Your Equation m + k = (q - 2p) n can be further simplified to m + k = q*n. This is because the number of loops tortoise takes will always be zero since the hare can never overtake the tortoise without meeting it. Think about it.
anshul garg about 7 years

x = (m - 1)(y + z) + z this can be generalized as loop length is y+z and since are only concerned about position. So x = ((m - 1)(y + z))%(y+z)) + z Which is effectively x=z;
Warren MacEvoy over 5 years

this diagram is over-simple. the fast pointer can move many times through the cycle before the slow pointer reaches it.
Warren MacEvoy over 5 years

They do not necessarily meet at the start of the cycle.
Warren MacEvoy over 5 years

they usually do not meet at the beginning of the cycle
Warren MacEvoy over 5 years

Link to google doc to simulate algorithm: docs.google.com/spreadsheets/d/…
Warren MacEvoy over 5 years

Note that, if N <= C, the iteration stops after C iterations. In any case it must stop in less than N+C steps and is unlikely to stop at the beginning of the cycle.
displayName over 5 years

@WarrenMacEvoy: If you follow the exact steps of the answer, the slow and fast pointer will meet at loop beginning, not the starting point.
skedastik over 5 years

@WarrenMacEvoy At no point did I suggest that they meet at the starting point. They meet again at the start of the cycle as the figures clearly point out.
Istiaque Ahmed over 5 years

@displayName, You said in your comment to siraj: " If slow is at j + 1 and fast is at j, they will now meet at j + 2. And if slow is at j and fast at j + 1, it means that they already met at j - 1". Suppose when slow is at j, fast is at j-m and they will meet at j+k. What is the proof that k<n where n=total step length of the loop ?
Istiaque Ahmed over 5 years

@displayName, " There are only two cases possible - either fast lands over slow in every iteration or it lands over slow in every other iteration. (1/2)" - can you expliain a bit more ?
AleksandrH about 5 years

"Hence, if we put one pointer at the start of the list and leave the other one at the meeting point, then moving them by the same speed will result in the in loop pointer completing m - 1 runs of the loop and then meeting the other pointer right at the loop beginning." Terrible explanation. The two nodes start at the beginning.
displayName about 5 years

@AleksandrH: They start at the head node but after they have met each other inside the loop, then you have to bring one of them to head again and leave other one at the meeting point. And then move both of them one node at a time. That is how they will meet again at the loop beginning. (Feel free to edit and update the answer if you can make it better.)
displayName about 3 years

@Tommy: Yeah.. I tried to understand the solution to this problem from CTCI. But it was so tedious.
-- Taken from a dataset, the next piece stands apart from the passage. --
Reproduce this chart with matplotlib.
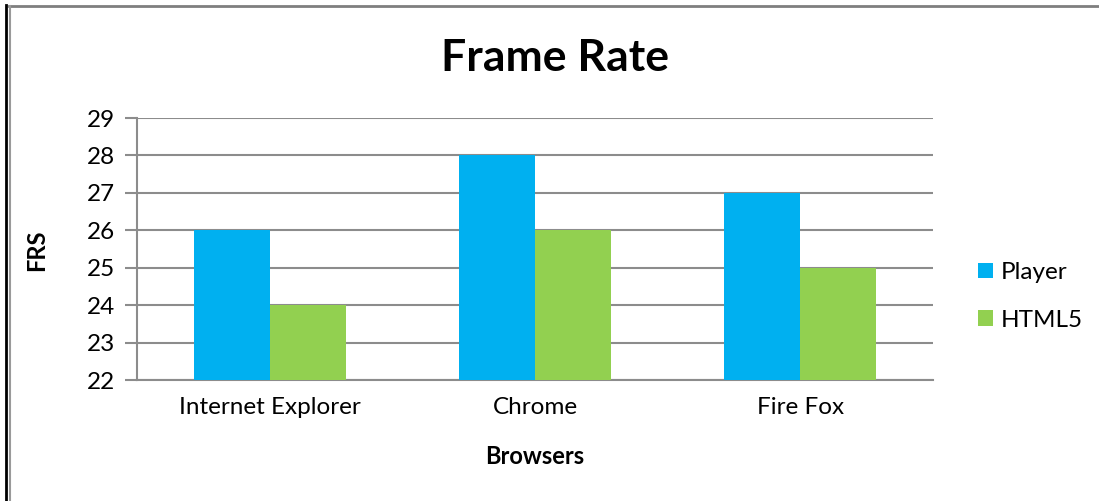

I understood the solution above in one go. Then after seeing the missing case in the above solution, I ended up writing this addendum.
Srishti almost 3 years

@CEGRD In the first part of explanation of how it works, could you please elaborate more on how you derived the solution set consisting of p=0 and especially q=m to satisfy the final equation?
Abhijit Sarkar almost 3 years

I tried very hard to appreciate this answer, but this statement makes no sense to me "if we move one node in the circular linked list we are sure going to meet at that point again"
displayName about 2 years

@Warren MacEvoy: It is a good thing that this diagram is simple. It helps to understand the base case. The next case is here. That case is equally simple to understand.
uzluisf almost 2 years

@Warren MacEvoy "the fast pointer can move many times through the cycle before the slow pointer reaches it." Isn't the fast pointer that meets the slow pointer at the same place, and not the other way around? It could be perspective though.